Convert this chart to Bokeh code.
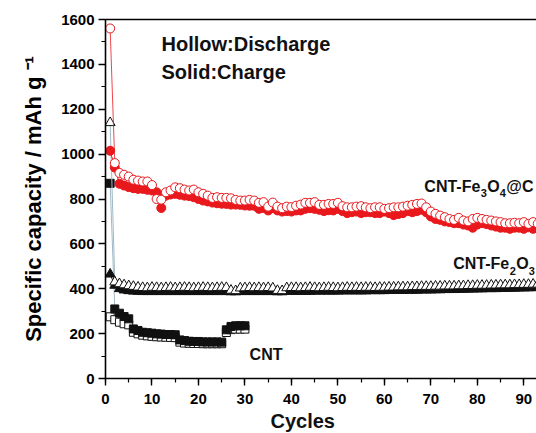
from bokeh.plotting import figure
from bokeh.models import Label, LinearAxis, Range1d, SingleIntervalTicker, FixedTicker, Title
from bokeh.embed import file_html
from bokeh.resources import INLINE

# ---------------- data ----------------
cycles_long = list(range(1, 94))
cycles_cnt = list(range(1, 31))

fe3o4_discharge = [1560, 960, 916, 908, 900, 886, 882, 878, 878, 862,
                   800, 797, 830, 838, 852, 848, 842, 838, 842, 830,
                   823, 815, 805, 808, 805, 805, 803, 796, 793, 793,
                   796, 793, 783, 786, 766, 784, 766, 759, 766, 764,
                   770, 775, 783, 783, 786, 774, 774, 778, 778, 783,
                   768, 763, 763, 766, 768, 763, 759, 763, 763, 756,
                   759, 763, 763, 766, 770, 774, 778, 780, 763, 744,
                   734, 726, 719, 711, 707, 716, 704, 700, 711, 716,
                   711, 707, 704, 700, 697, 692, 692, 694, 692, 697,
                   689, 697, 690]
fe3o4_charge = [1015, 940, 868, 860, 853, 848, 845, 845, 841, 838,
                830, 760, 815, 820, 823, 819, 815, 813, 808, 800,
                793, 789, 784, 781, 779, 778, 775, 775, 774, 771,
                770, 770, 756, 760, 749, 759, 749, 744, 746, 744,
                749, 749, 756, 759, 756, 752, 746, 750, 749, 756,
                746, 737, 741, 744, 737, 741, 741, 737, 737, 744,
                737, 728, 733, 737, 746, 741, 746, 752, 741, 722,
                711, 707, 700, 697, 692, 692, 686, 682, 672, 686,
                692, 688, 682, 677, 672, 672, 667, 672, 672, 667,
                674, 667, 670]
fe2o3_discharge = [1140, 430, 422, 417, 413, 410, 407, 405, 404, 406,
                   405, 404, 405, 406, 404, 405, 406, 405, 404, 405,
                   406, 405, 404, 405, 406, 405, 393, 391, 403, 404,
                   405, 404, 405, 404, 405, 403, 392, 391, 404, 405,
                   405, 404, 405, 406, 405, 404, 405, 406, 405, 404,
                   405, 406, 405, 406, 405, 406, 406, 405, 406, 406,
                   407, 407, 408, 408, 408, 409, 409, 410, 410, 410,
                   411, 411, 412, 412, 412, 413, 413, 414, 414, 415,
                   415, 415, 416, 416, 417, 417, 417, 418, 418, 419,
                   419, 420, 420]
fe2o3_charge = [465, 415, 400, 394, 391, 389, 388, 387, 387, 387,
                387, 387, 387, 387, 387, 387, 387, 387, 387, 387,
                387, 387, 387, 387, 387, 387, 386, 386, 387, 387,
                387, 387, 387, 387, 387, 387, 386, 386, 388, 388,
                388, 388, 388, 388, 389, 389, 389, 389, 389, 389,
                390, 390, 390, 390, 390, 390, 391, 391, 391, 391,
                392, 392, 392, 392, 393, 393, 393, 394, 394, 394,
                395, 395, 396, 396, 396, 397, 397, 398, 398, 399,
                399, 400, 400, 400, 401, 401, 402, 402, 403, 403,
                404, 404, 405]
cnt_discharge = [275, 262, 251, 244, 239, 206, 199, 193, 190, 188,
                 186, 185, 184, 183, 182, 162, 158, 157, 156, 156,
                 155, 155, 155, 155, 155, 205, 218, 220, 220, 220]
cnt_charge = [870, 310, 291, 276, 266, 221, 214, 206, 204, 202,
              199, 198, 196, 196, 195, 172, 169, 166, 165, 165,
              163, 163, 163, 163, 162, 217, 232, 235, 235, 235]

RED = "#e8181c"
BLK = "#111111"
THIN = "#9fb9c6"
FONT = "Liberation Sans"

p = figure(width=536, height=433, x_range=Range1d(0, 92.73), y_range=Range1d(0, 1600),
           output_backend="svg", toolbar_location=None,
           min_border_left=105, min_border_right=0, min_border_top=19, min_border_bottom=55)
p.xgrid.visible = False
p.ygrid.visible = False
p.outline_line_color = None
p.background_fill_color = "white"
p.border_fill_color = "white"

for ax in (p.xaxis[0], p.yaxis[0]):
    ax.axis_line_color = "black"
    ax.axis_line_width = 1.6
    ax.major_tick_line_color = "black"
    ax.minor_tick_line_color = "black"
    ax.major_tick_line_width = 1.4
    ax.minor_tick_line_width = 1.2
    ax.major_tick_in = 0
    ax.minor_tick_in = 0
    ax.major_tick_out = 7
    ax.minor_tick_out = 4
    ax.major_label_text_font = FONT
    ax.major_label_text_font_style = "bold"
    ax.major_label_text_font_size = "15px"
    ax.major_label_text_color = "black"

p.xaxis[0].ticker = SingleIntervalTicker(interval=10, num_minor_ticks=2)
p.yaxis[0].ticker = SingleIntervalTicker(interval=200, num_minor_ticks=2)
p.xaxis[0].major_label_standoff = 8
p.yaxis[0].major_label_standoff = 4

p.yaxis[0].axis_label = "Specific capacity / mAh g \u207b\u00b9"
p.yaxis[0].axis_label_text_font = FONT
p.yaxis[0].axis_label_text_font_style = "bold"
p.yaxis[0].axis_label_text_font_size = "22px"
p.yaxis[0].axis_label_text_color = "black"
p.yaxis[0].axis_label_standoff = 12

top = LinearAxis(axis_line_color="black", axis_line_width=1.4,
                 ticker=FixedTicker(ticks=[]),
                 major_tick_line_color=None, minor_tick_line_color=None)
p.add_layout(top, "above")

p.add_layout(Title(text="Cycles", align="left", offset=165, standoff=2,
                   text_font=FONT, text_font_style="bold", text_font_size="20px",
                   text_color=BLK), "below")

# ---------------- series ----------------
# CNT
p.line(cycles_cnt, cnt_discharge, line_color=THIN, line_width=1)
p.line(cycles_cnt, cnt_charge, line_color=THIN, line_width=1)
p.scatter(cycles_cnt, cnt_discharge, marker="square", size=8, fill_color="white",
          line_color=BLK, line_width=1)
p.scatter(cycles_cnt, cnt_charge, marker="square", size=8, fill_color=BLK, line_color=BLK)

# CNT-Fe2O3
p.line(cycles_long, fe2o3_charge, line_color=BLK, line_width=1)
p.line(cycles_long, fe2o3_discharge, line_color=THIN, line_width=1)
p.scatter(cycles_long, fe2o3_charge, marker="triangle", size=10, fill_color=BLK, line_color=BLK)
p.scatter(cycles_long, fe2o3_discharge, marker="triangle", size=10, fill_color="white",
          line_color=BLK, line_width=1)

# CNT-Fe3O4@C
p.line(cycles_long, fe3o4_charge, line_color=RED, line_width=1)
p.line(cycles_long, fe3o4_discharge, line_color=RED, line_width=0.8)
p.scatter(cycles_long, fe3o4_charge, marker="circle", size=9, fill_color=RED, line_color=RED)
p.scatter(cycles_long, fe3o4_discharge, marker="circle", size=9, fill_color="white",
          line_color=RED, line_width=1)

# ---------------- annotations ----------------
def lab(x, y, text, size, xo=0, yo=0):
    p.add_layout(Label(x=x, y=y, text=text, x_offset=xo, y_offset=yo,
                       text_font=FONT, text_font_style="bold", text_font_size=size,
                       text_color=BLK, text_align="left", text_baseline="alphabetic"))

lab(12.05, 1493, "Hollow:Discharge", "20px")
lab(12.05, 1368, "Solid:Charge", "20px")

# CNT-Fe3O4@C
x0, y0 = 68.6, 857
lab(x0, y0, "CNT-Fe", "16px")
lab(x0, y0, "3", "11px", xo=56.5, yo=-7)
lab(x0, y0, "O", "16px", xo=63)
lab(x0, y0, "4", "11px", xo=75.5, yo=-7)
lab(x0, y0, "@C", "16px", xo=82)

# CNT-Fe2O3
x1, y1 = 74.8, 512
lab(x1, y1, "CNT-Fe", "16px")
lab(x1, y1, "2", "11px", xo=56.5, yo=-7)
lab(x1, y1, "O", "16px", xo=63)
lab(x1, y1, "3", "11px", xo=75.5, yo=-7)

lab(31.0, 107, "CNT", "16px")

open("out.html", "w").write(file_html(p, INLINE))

• What you need to do
Repeat, with no pictures, each line from the beginning of the data through the line containing "cycles_cnt = list(range(1, 31))", inclusive.

• Completed task
Convert this chart to Bokeh code.
from bokeh.plotting import figure
from bokeh.models import Label, LinearAxis, Range1d, SingleIntervalTicker, FixedTicker, Title
from bokeh.embed import file_html
from bokeh.resources import INLINE

# ---------------- data ----------------
cycles_long = list(range(1, 94))
cycles_cnt = list(range(1, 31))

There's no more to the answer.